The prosecution was given time to summarize and Assistant Attorney Gilooly drew the task. He was animated as he spoke to the jury, and grew even more so, raising his voice each time he spoke of the defendants “coming TO OUR JURISDICTION, TO KINGS BAY IN THE SOUTHERN DISTRICT OF GEORGIA to do what they did,” and later when he referred to “THE UNITED STATES OF AMERICA!” almost incredulous that such a thing could happen here.
He noted the defendants testified “We carried each other,” and pointed to the conspiracy charge. He dismissed their religious faith, motives and intent, and their concern about nuclear weapons “100% not important.” He derided their invocation of Jesus and Martin Luther King, Jr. “Did Jesus ever bring a power saw?” He pointed to their defacing of property in a litany, responding “that’s not a peaceful protest,” each time, as if he almost expected the jury to begin to join him in the response.
He rested, and the Judge announced began jury instructions just after 2:00pm.
* * * *
At 4:00pm the jury returned to the courtroom.
As soon as the court clerk began reading the first verdict, it was all clear. The seven would be found guilty on all counts, and, one by one, they were. The jury was polled and confirmed their verdict.
You might imagine, in the staid marble hallways of the federal courthouse in Brunswick, Georgia, that such verdicts would quench any spirit of hope—but as soon as the judge declared court recessed, the defendants allowed to continue release on the same conditions to await sentencing at a date to be determined, the overflow room erupted in song. “Rejoice, rejoice, again I say rejoice—“ It was one voice and then two, and by the end of the first stanza, half a dozen. As we filed into the hall we were met by people coming from the main courtroom who took up the song. We lined the hallways and the sound grew in volume and tempo. “Rejoice, rejoice, again I say rejoice!”
The defendants emerged to hugs and began to sing along, arms draped around family and supporters. And then, Carmen Trotta came down the hall and signaled our departure, down the stairs, the stairwell echoing the sound, and out past the security guards, nods and farewells to the marshals whose courtesy, with few exceptions, was unstinting and generous as they did their job.
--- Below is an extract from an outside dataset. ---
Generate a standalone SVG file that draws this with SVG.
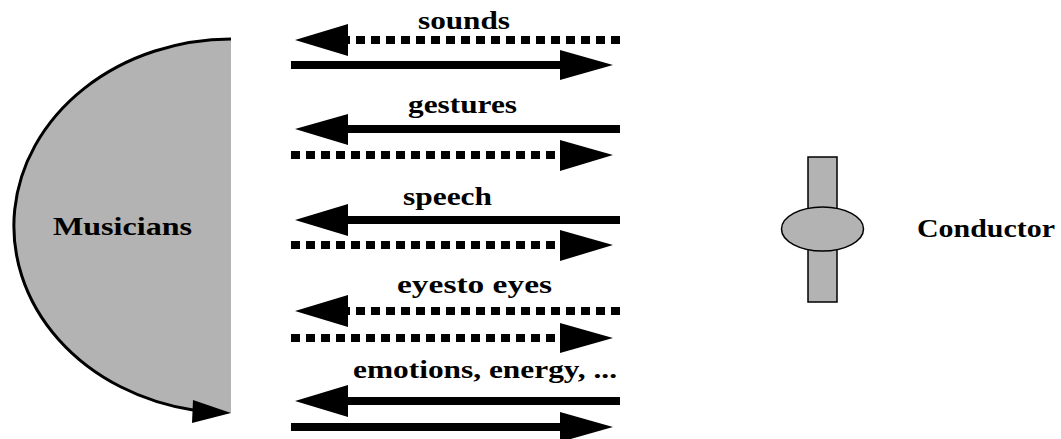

Outside the courthouse, on the front steps, six of the defendants gathered with Bill Quigley and other members of the legal team for a press conference. (Steve Kelly remains in jail, refusing to be released under conditions set by the court.)
Just before the judge released the defendants, Patrick O’Neill, noting the judge was unlikely to know the answer, asked if she imagined the sentencing hearing would be before Christmas. “I do not know,” she said. “Would you like it to be before? Or after?” “After,” said Patrick. “After New Year’s actually.”
The sentencing hearing will not be scheduled until the Probation officer completes the presentencing report for all seven defendants and they have a chance to review it. Depending on the resources dedicated to it, it could take weeks or it could be months.